Lock-In Arrangements
The SPARK Shares currently held by NMI are to be transferred
to Glasshouse Associates as part of the corporate
reorganisation. Glasshouse Associates has agreed under the
terms of the Acquisition Agreement not to dispose of these
SPARK Shares or the Consideration Shares without the consent
of the Company's Nominated Adviser on or before 28 October
2001, except in certain limited circumstances. These
provisions reflect the lock-in arrangements that NMI entered
into with SPARK and Peel Hunt when they initially subscribed
for shares in SPARK in October 1999.
Extraordinary General Meeting
An extraordinary general meeting of the Company to be held
at the offices of SPARK at 33 Glasshouse Street, London W1R
5RG at 11.15a.m. (or such later time as the Annual General
Meeting of the Company convened for the same date shall have
concluded or been adjourned) has been convened for 26 September
2000, at which a resolution will be proposed to authorise entry
into the Acquisition Agreement and completion of the Acquisition.
Recommendation
Thomas Teichman and Andrew Carruthers are interested in the
proposed Acquisition and, accordingly, have not taken part
in the Board deliberations concerning the proposed
Acquisition and neither of them, nor any persons connected
with them, will vote at the Extraordinary General Meeting.

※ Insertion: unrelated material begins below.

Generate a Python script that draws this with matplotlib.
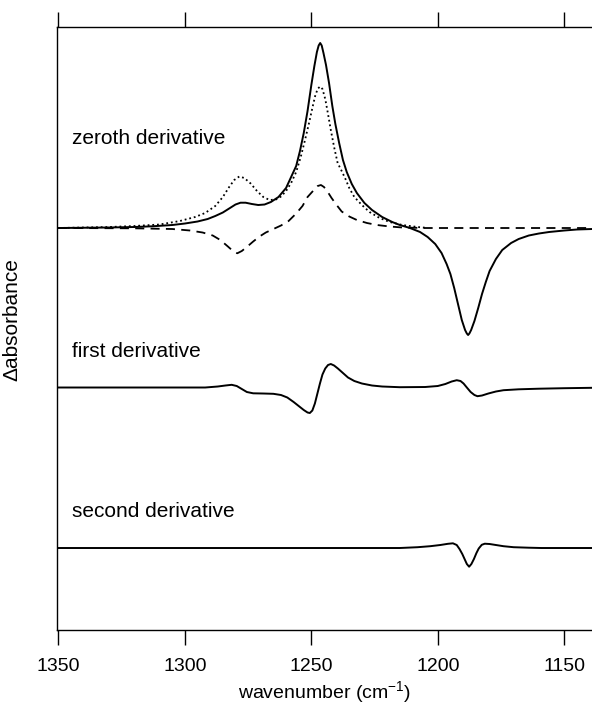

The Independent Directors, who have consulted with Peel Hunt
in this regard, believe the terms of the proposed
Acquisition are fair and reasonable so far as Shareholders
are concerned. In providing its advice, Peel Hunt has taken
into account the Independent Directors' commercial
assessment of the Acquisition.
The Independent Directors intend to vote in favour of the
Resolution in respect of their beneficial shareholdings
amounting to 26,042,112 SPARK Shares (representing 8.56per
cent. of the existing issued share capital of SPARK).